Skip every picture and transcribe the remaining material exactly.

--- Stored data ---

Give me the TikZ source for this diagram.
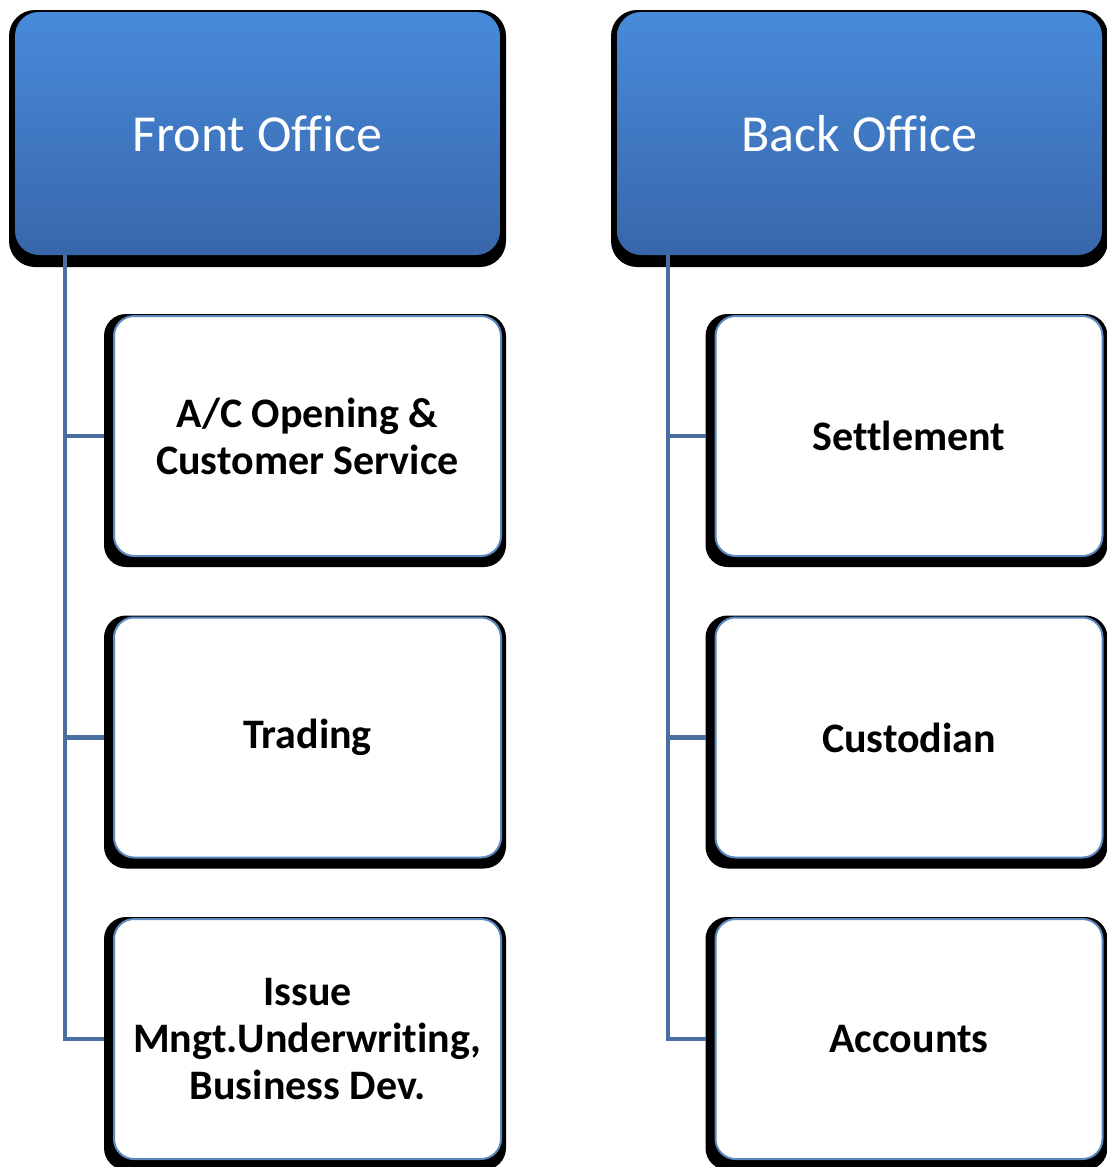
\documentclass[tikz,border=0pt]{standalone}
\usepackage{fontspec}
\setmainfont[Ligatures=NoCommon]{Carlito}
\usetikzlibrary{backgrounds}

\definecolor{headtop}{RGB}{72,138,218}
\definecolor{headbot}{RGB}{56,103,170}
\definecolor{linkblue}{RGB}{74,110,160}
\definecolor{rimblue}{RGB}{92,136,192}

\tikzset{
  headbox/.style={rounded corners=24pt, minimum width=485pt, minimum height=243pt,
    inner sep=0pt, outer sep=0pt, top color=headtop, bottom color=headbot,
    text=white, font=\fontsize{52}{62}\selectfont},
  childbox/.style={rounded corners=20pt, minimum width=387pt, minimum height=240pt,
    inner sep=0pt, outer sep=0pt, draw=rimblue, line width=2pt, fill=white,
    align=center, font=\fontsize{42}{47}\selectfont\bfseries},
  hardshadow/.style={fill=black, rounded corners=#1},
  link/.style={draw=linkblue, line width=4.5pt}
}

\begin{document}
\begin{tikzpicture}[x=1pt,y=1pt,yscale=-1]
\useasboundingbox (0,0) rectangle (1107,1167);

% Head Nodes
\node [headbox] (fo) at (257.5,133.5) {Front Office};
\node [headbox] (bo) at (859.5,133.5) {Back Office};

% Child Nodes (front)
\node [childbox] (ac) at (307.5,436) {A/C Opening \&\\Customer Service};
\node [childbox] (tr) at (307.5,737.5) {Trading};
\node [childbox] (is) at (307.5,1039) {Issue\\Mngt.Underwriting,\\Business Dev.};
% Child Nodes (back)
\node [childbox] (se) at (909,436) {Settlement};
\node [childbox] (cu) at (909,737.5) {Custodian};
\node [childbox] (acc) at (909,1039) {Accounts};

\begin{scope}[on background layer]
%Shadows
\foreach \n in {fo,bo}
  \fill [hardshadow=26pt] ([shift={(-6,-2)}]\n.north west) rectangle ([shift={(6,12)}]\n.south east);
\foreach \n in {ac,tr,is,se,cu,acc}
  \fill [hardshadow=22pt] ([shift={(-10,-2)}]\n.north west) rectangle ([shift={(5,11)}]\n.south east);

%Trunks
\coordinate (ftrunk) at ([xshift=50]fo.south west);
\coordinate (btrunk) at ([xshift=51]bo.south west);
\draw [link] (ftrunk) |- ([xshift=-10]is.west);
\draw [link] (btrunk) |- ([xshift=-10]acc.west);
%Branches
\foreach \n in {ac,tr}
  \draw [link] (ftrunk |- \n.west) -- ([xshift=-10]\n.west);
\foreach \n in {se,cu}
  \draw [link] (btrunk |- \n.west) -- ([xshift=-10]\n.west);
\end{scope}

\end{tikzpicture}
\end{document}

---

## Written answer
Give me the TikZ source for this diagram.
\documentclass[tikz,border=0pt]{standalone}
\usepackage{fontspec}
\setmainfont[Ligatures=NoCommon]{Carlito}
\usetikzlibrary{backgrounds}

\definecolor{headtop}{RGB}{72,138,218}
\definecolor{headbot}{RGB}{56,103,170}
\definecolor{linkblue}{RGB}{74,110,160}
\definecolor{rimblue}{RGB}{92,136,192}

\tikzset{
  headbox/.style={rounded corners=24pt, minimum width=485pt, minimum height=243pt,
    inner sep=0pt, outer sep=0pt, top color=headtop, bottom color=headbot,
    text=white, font=\fontsize{52}{62}\selectfont},
  childbox/.style={rounded corners=20pt, minimum width=387pt, minimum height=240pt,
    inner sep=0pt, outer sep=0pt, draw=rimblue, line width=2pt, fill=white,
    align=center, font=\fontsize{42}{47}\selectfont\bfseries},
  hardshadow/.style={fill=black, rounded corners=#1},
  link/.style={draw=linkblue, line width=4.5pt}
}

\begin{document}
\begin{tikzpicture}[x=1pt,y=1pt,yscale=-1]
\useasboundingbox (0,0) rectangle (1107,1167);

% Head Nodes
\node [headbox] (fo) at (257.5,133.5) {Front Office};
\node [headbox] (bo) at (859.5,133.5) {Back Office};

% Child Nodes (front)
\node [childbox] (ac) at (307.5,436) {A/C Opening \&\\Customer Service};
\node [childbox] (tr) at (307.5,737.5) {Trading};
\node [childbox] (is) at (307.5,1039) {Issue\\Mngt.Underwriting,\\Business Dev.};
% Child Nodes (back)
\node [childbox] (se) at (909,436) {Settlement};
\node [childbox] (cu) at (909,737.5) {Custodian};
\node [childbox] (acc) at (909,1039) {Accounts};

\begin{scope}[on background layer]
%Shadows
\foreach \n in {fo,bo}
  \fill [hardshadow=26pt] ([shift={(-6,-2)}]\n.north west) rectangle ([shift={(6,12)}]\n.south east);
\foreach \n in {ac,tr,is,se,cu,acc}
  \fill [hardshadow=22pt] ([shift={(-10,-2)}]\n.north west) rectangle ([shift={(5,11)}]\n.south east);

%Trunks
\coordinate (ftrunk) at ([xshift=50]fo.south west);
\coordinate (btrunk) at ([xshift=51]bo.south west);
\draw [link] (ftrunk) |- ([xshift=-10]is.west);
\draw [link] (btrunk) |- ([xshift=-10]acc.west);
%Branches
\foreach \n in {ac,tr}
  \draw [link] (ftrunk |- \n.west) -- ([xshift=-10]\n.west);
\foreach \n in {se,cu}
  \draw [link] (btrunk |- \n.west) -- ([xshift=-10]\n.west);
\end{scope}

\end{tikzpicture}
\end{document}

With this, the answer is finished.